Beats Music, the new music streaming service backed by Dr Dre’s Beats Headphones, and boasting the involvement of Trent Reznor, has announced it will launch in the US on 21 January.
There’s been no mention yet of a UK launch for the service, so I’d guess we will have to wait a little bit longer to see the service in action.
Until then though, there has been a few more details revealed about the service – most importantly, how it plans to differ from Spotify in order to make a dent in the already crowded music streaming market.
First off, Beats Music promises to be better for artists by being subscription only. The plan is that this will provide more royalties for artists as there is no free streaming service, as there is with the under-fire Spotify. Spotify have used the free aspect of their service to good effect to attract new users though, so Beats Music could struggle without a free streaming option.
The plan is obviously to leverage the Beats brand as a whole to attract new customers, and they have also integrated a subscription package with AT&T mobile phone contracts in the US to help grow user numbers. The service will be available for a subscription of $9.99 a month, but with AT&T’s ‘family’ package up to 5 different users can get access to the service for $15 a month.
In terms of the actual service, Beats music promises to be a lot better than any other streaming service when it comes to its music algorithms – and this seems to be its big USP. Instead of relying solely on algorithms to pick recommendations, Beats will also use a huge pool of editors and specialist ‘curators’ to match music listening habits with new ideas and playlists.
This is where Nine Inch Nails frontman Trent Reznor comes in.
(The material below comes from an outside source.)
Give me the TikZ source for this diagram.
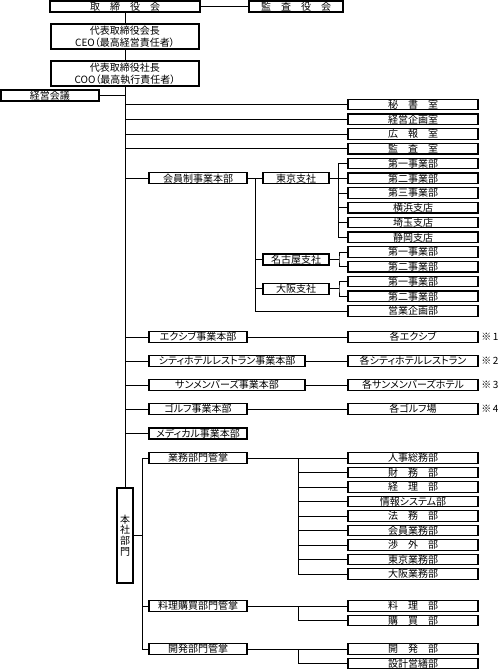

After a couple of decades at the sharp end of the music industry, where he has played with a variety of different music release and distribution methods, he reckons he is uniquely placed to guide this side of the Beats Music platform. His big contribution is an automated listening game called ‘Right Now’, which allows users to build an ad hoc playlist based on different variables e.g. where they are, what they are doing, who they are with and what genre of music they want to base it on. It sounds like a kind of party game rolled into music discovery.
Here’s a still showing how the app will look:
With so much money and so many big names behind it, Beats Music is destined to make some kind of impact on the music streaming industry. Whether it can do enough to pull users away from the likes of Spotify and Pandora remains to be seen. For me, it all sounds too similar to Spotify, so I can’t see me deciding to pay another £10 a month for a very similar service. Although the one thing that bugs me about Spotify is the rubbish recommendations, so if Beats Music shows it can crack the murky and complicated world of music discovery with some clever innovation then I may take note. Until then, I’m sticking with Spotify.